What were the biggest misconceptions that didn’t turn out to be true—or, on the contrary, did?

There were very few preconceptions about the Gulf States. Rather, it was a lack of knowledge about their different cultures and customs and, how market segments function and what to expect when trying to get on the shelves of retail chains or into the HoReCa sector.

Each Gulf State is unique—they have different rules, channels, and logic. For example, the Emirates, especially Dubai, has a product range aimed primarily at expats, and commerce is relatively concentrated. On the other hand, Saudi Arabia is the size of half of Europe, where a partner’s logistical capability might be more decisive than pricing or product quality.

In Kuwait, 80% of the retail market is controlled by the local king—prices are set in a national system, and changing them is very difficult.

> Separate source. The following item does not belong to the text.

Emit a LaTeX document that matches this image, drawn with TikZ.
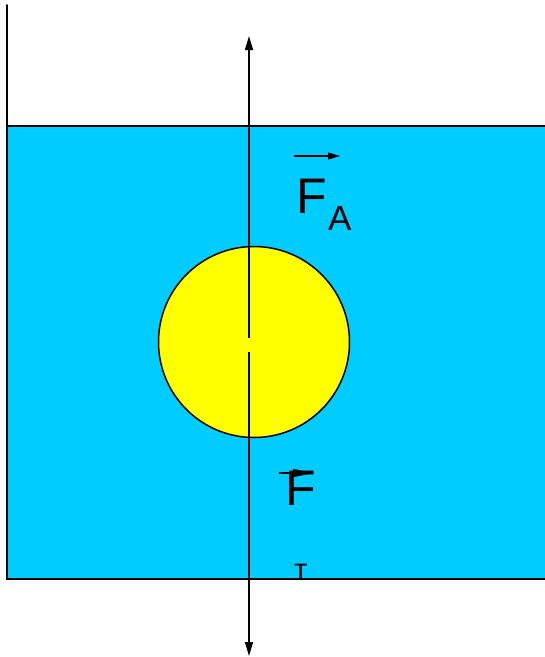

You can’t find this information in textbooks—you have to be there in person, be visible, communicate, build a network, be representative, and invest time and money into the process. Only then will the results come.

“The entire business is focused on export markets. When choosing export markets, we primarily consider market size, the coffee culture of the target market, the competitive scene, and growth opportunities.”
Katre Kõvask, YOOK´s CEO

Hindsight is always valuable—what are the lessons you would now avoid or handle differently if you were starting from scratch? What advice would you give to other exporters?

There have indeed been lessons learned. I would advise anyone looking to get a foot in the door in the Gulf States to first consider how many resources—primarily time—they are willing to invest to achieve results because the process can take years. It would be best to determine what “smoke and mirrors” are and how to build the business. You need to understand when you’re being tested and when things are being taken seriously. And definitely, make friends with WhatsApp because old-fashioned emails don’t work.